THE EXERCISE ▸
Restate the data word for word and leave the images out.

DATA SECTION ▸
:::::

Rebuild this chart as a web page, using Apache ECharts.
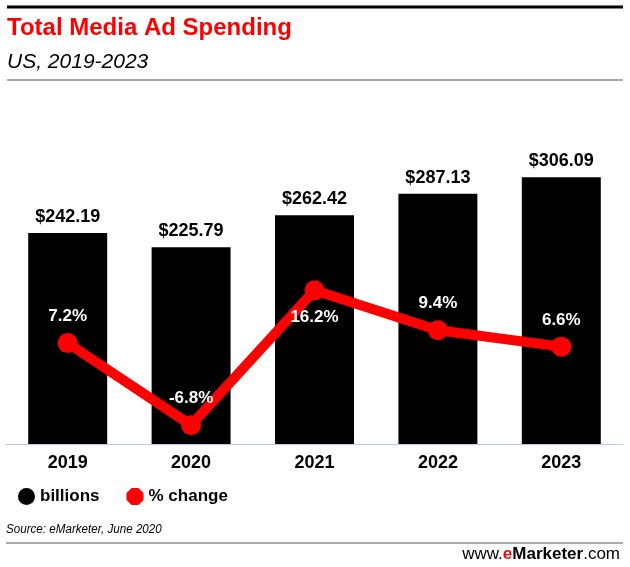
<!DOCTYPE html>
<html>
<head>
<meta charset="utf-8">
<style>
  html, body { margin: 0; padding: 0; background: #fff; }
  #chart { width: 630px; height: 567px; }
</style>
<script src="https://cdn.jsdelivr.net/npm/echarts@6/dist/echarts.min.js"></script>
</head>
<body>
<div id="chart"></div>
<script>
// ---- data ----
const years = ['2019', '2020', '2021', '2022', '2023'];
const billions = [242.19, 225.79, 262.42, 287.13, 306.09];
const pctChange = [7.2, -6.8, 16.2, 9.4, 6.6];
const seriesNames = ['billions', '% change'];
const titleText = 'Total Media Ad Spending';
const subtitleText = 'US, 2019-2023';
const sourceText = 'Source: eMarketer, June 2020';

// ---- chart ----
const FONT = '"Liberation Sans", Arial, sans-serif';
const chart = echarts.init(document.getElementById('chart'), null, { renderer: 'canvas' });

const octagon = 'path://M30,0 L70,0 L100,30 L100,70 L70,100 L30,100 L0,70 L0,30 Z';

const lineData = pctChange.map((v, i) => {
  // the peak point has its label drawn below the marker
  const isPeak = i > 0 && i < pctChange.length - 1 && v > pctChange[i - 1] && v > pctChange[i + 1];
  return isPeak ? { value: v, label: { position: 'bottom' } } : v;
});

const option = {
  animation: false,
  textStyle: { fontFamily: FONT },
  grid: { left: 6, right: 7, top: 139, bottom: 123, containLabel: false },
  legend: {
    left: 13,
    top: 483,
    itemWidth: 17,
    itemHeight: 17,
    itemGap: 27,
    textStyle: { fontFamily: FONT, fontWeight: 'bold', fontSize: 17, color: '#000' },
    data: [
      { name: seriesNames[0], icon: 'circle', itemStyle: { color: '#000' } },
      { name: seriesNames[1], icon: octagon, itemStyle: { color: '#ff0000' } }
    ]
  },
  xAxis: {
    type: 'category',
    data: years,
    axisLine: { show: true, lineStyle: { color: '#bcc6ec', width: 1 } },
    axisTick: { show: false },
    axisLabel: { margin: 10, fontFamily: FONT, fontWeight: 'bold', fontSize: 18, color: '#000' }
  },
  yAxis: [
    { type: 'value', min: 0, max: 350, interval: 50, show: false, splitLine: { show: false } },
    { type: 'value', min: -10, max: 42, interval: 2, show: false, splitLine: { show: false } }
  ],
  series: [
    {
      name: seriesNames[0],
      type: 'bar',
      data: billions,
      barWidth: '64%',
      itemStyle: { color: '#000' },
      label: {
        show: true,
        position: 'top',
        distance: 7,
        fontFamily: FONT,
        fontWeight: 'bold',
        fontSize: 18,
        color: '#000',
        formatter: p => '$' + p.value.toFixed(2)
      },
      z: 2
    },
    {
      name: seriesNames[1],
      type: 'line',
      yAxisIndex: 1,
      data: lineData,
      symbol: 'circle',
      symbolSize: 20,
      lineStyle: { color: '#ff0000', width: 10 },
      itemStyle: { color: '#ff0000' },
      label: {
        show: true,
        position: 'top',
        distance: 8,
        fontFamily: FONT,
        fontWeight: 'bold',
        fontSize: 17,
        color: '#fff',
        formatter: p => p.value.toFixed(1) + '%'
      },
      z: 3
    }
  ],
  graphic: [
    { type: 'line', shape: { x1: 7, y1: 7, x2: 623, y2: 7 }, style: { stroke: '#000', lineWidth: 3 } },
    { type: 'text', style: { text: titleText, x: 7, y: 28, font: 'bold 24px ' + FONT, fill: '#ff0000', textAlign: 'left', textVerticalAlign: 'middle' } },
    { type: 'text', style: { text: subtitleText, x: 7, y: 62, font: 'italic 21px ' + FONT, fill: '#000', textAlign: 'left', textVerticalAlign: 'middle' } },
    { type: 'line', shape: { x1: 7, y1: 80, x2: 623, y2: 80 }, style: { stroke: '#aaaaaa', lineWidth: 2 } },
    { type: 'text', x: 6, y: 530, scaleX: 0.93, style: { text: sourceText, x: 0, y: 0, font: 'italic 12.5px ' + FONT, fill: '#000', textAlign: 'left', textVerticalAlign: 'middle' } },
    { type: 'line', shape: { x1: 6, y1: 543, x2: 623, y2: 543 }, style: { stroke: '#aaaaaa', lineWidth: 2 } },
    {
      type: 'text',
      style: {
        text: '{a|www.}{b|e}{c|Marketer}{a|.com}',
        x: 620, y: 554,
        textAlign: 'right', textVerticalAlign: 'middle',
        font: '17px ' + FONT,
        rich: {
          a: { fontFamily: FONT, fontSize: 17, fill: '#000', color: '#000' },
          b: { fontFamily: FONT, fontSize: 17, fontWeight: 'bold', fill: '#ff0000', color: '#ff0000' },
          c: { fontFamily: FONT, fontSize: 17, fontWeight: 'bold', fill: '#000', color: '#000' }
        }
      }
    }
  ]
};

chart.setOption(option);
</script>
</body>
</html>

:::::

SOLUTION ▸
Rebuild this chart as a web page, using Apache ECharts.
<!DOCTYPE html>
<html>
<head>
<meta charset="utf-8">
<style>
  html, body { margin: 0; padding: 0; background: #fff; }
  #chart { width: 630px; height: 567px; }
</style>
<script src="https://cdn.jsdelivr.net/npm/echarts@6/dist/echarts.min.js"></script>
</head>
<body>
<div id="chart"></div>
<script>
// ---- data ----
const years = ['2019', '2020', '2021', '2022', '2023'];
const billions = [242.19, 225.79, 262.42, 287.13, 306.09];
const pctChange = [7.2, -6.8, 16.2, 9.4, 6.6];
const seriesNames = ['billions', '% change'];
const titleText = 'Total Media Ad Spending';
const subtitleText = 'US, 2019-2023';
const sourceText = 'Source: eMarketer, June 2020';

// ---- chart ----
const FONT = '"Liberation Sans", Arial, sans-serif';
const chart = echarts.init(document.getElementById('chart'), null, { renderer: 'canvas' });

const octagon = 'path://M30,0 L70,0 L100,30 L100,70 L70,100 L30,100 L0,70 L0,30 Z';

const lineData = pctChange.map((v, i) => {
  // the peak point has its label drawn below the marker
  const isPeak = i > 0 && i < pctChange.length - 1 && v > pctChange[i - 1] && v > pctChange[i + 1];
  return isPeak ? { value: v, label: { position: 'bottom' } } : v;
});

const option = {
  animation: false,
  textStyle: { fontFamily: FONT },
  grid: { left: 6, right: 7, top: 139, bottom: 123, containLabel: false },
  legend: {
    left: 13,
    top: 483,
    itemWidth: 17,
    itemHeight: 17,
    itemGap: 27,
    textStyle: { fontFamily: FONT, fontWeight: 'bold', fontSize: 17, color: '#000' },
    data: [
      { name: seriesNames[0], icon: 'circle', itemStyle: { color: '#000' } },
      { name: seriesNames[1], icon: octagon, itemStyle: { color: '#ff0000' } }
    ]
  },
  xAxis: {
    type: 'category',
    data: years,
    axisLine: { show: true, lineStyle: { color: '#bcc6ec', width: 1 } },
    axisTick: { show: false },
    axisLabel: { margin: 10, fontFamily: FONT, fontWeight: 'bold', fontSize: 18, color: '#000' }
  },
  yAxis: [
    { type: 'value', min: 0, max: 350, interval: 50, show: false, splitLine: { show: false } },
    { type: 'value', min: -10, max: 42, interval: 2, show: false, splitLine: { show: false } }
  ],
  series: [
    {
      name: seriesNames[0],
      type: 'bar',
      data: billions,
      barWidth: '64%',
      itemStyle: { color: '#000' },
      label: {
        show: true,
        position: 'top',
        distance: 7,
        fontFamily: FONT,
        fontWeight: 'bold',
        fontSize: 18,
        color: '#000',
        formatter: p => '$' + p.value.toFixed(2)
      },
      z: 2
    },
    {
      name: seriesNames[1],
      type: 'line',
      yAxisIndex: 1,
      data: lineData,
      symbol: 'circle',
      symbolSize: 20,
      lineStyle: { color: '#ff0000', width: 10 },
      itemStyle: { color: '#ff0000' },
      label: {
        show: true,
        position: 'top',
        distance: 8,
        fontFamily: FONT,
        fontWeight: 'bold',
        fontSize: 17,
        color: '#fff',
        formatter: p => p.value.toFixed(1) + '%'
      },
      z: 3
    }
  ],
  graphic: [
    { type: 'line', shape: { x1: 7, y1: 7, x2: 623, y2: 7 }, style: { stroke: '#000', lineWidth: 3 } },
    { type: 'text', style: { text: titleText, x: 7, y: 28, font: 'bold 24px ' + FONT, fill: '#ff0000', textAlign: 'left', textVerticalAlign: 'middle' } },
    { type: 'text', style: { text: subtitleText, x: 7, y: 62, font: 'italic 21px ' + FONT, fill: '#000', textAlign: 'left', textVerticalAlign: 'middle' } },
    { type: 'line', shape: { x1: 7, y1: 80, x2: 623, y2: 80 }, style: { stroke: '#aaaaaa', lineWidth: 2 } },
    { type: 'text', x: 6, y: 530, scaleX: 0.93, style: { text: sourceText, x: 0, y: 0, font: 'italic 12.5px ' + FONT, fill: '#000', textAlign: 'left', textVerticalAlign: 'middle' } },
    { type: 'line', shape: { x1: 6, y1: 543, x2: 623, y2: 543 }, style: { stroke: '#aaaaaa', lineWidth: 2 } },
    {
      type: 'text',
      style: {
        text: '{a|www.}{b|e}{c|Marketer}{a|.com}',
        x: 620, y: 554,
        textAlign: 'right', textVerticalAlign: 'middle',
        font: '17px ' + FONT,
        rich: {
          a: { fontFamily: FONT, fontSize: 17, fill: '#000', color: '#000' },
          b: { fontFamily: FONT, fontSize: 17, fontWeight: 'bold', fill: '#ff0000', color: '#ff0000' },
          c: { fontFamily: FONT, fontSize: 17, fontWeight: 'bold', fill: '#000', color: '#000' }
        }
      }
    }
  ]
};

chart.setOption(option);
</script>
</body>
</html>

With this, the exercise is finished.